Stone Point didn’t reply to messages seeking comment.

Private equity’s reliance on NAV loans has exploded in recent years as traditional sources of financing — such as selling portfolio firms or leveraged loans — have become harder to access. Private credit firms are raising funds to offer the loans as banks rein in lending amid a regulatory crackdown in response to last year’s regional bank crisis.

Law firm Kirkland & Ellis has been particularly active in inserting language into documents for new funds that would allow firms to take out NAV loans without getting investors’ permission or even notifying them, according to people with knowledge of the matter. 

Kirkland & Ellis declined to comment.

More Risk

The value of NAV loans is typically less than 25 percent of the assets the firm is borrowing against, which is generally considered a low loan-to-value ratio. Still, some investors view the loans as risky financial engineering.

Robert Smith’s Vista Equity Partners has been raising money for its latest private equity fund for more than two years. The firm took out a $1.5 billion NAV loan last year to make distributions to investors and encourage them to commit to the next buyout pool.

Meanwhile, investors in French private equity firm PAI Partners were irked last year when they learned that it had used a portion of a NAV loan to pay distributions, according to another person with knowledge of the matter.

Representatives for Vista and PAI declined to comment.

One of investors’ big concerns is that NAV loans can increase portfolio companies’ exposure to potential weaknesses in other investments. By contrast, when a particular company takes on debt, it’s exposing only itself to default and other risks instead of an entire portfolio of firms.

Some limited partners may still support NAV loans if they deem using the debt to be the most cost-effective way to invest in portfolio companies, according to Allen Waldrop, director of private equity investments at Alaska Permanent Fund Corp.

But the Alaska fund doesn’t support those loans if private equity funds are “just leveraging the portfolio to get distributions,” he added. “You’re just layering on more risk.”

Limited Power

Fund documents historically haven’t addressed the question of whether a private equity fund can tap into these types of loans, and some firms have interpreted the absence of language governing NAV loans as unrestricted consent. 

The lack of clarity makes now an ideal time to create standards and practices for the loans, according to some institutional investors. Limited partners are pushing firms to inform them before pursuing a NAV loan. Fund investors are also trying to insert language into fund documents that would explicitly require the firm to get approval from their limited partner advisory committee, or a majority of LPs.

Meanwhile, some investors are trying to change old agreements on their existing fund investments and looking at how to insert language in new fund documents that addresses both NAV loans and other funding structures that could proliferate over the five to 10 years of a fund’s life.

But limited partners — especially large institutional investors — have limited bargaining power. 

As much as they might object to NAV loans, fund investors also realize they can’t push back too much because they might not have an alternative private equity firm to take their cash.
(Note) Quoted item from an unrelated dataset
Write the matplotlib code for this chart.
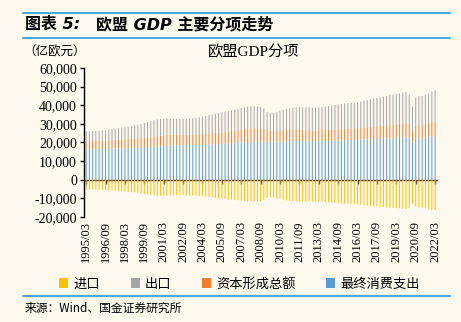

“The biggest investors especially are more constrained because they need to deploy large sums, and not all investment firms can take a $500 million ticket for example,” said Neal Prunier, senior director of industry affairs at Institutional Limited Partners Association.

Prunier’s firm, a trade association for investors in private equity, is expected to publish a report on best practices for NAV loans later this year.

Ultimately, if investors prefer private equity firms to curb their use of these controversial loans, they might have to wait until it’s easier to exit investments.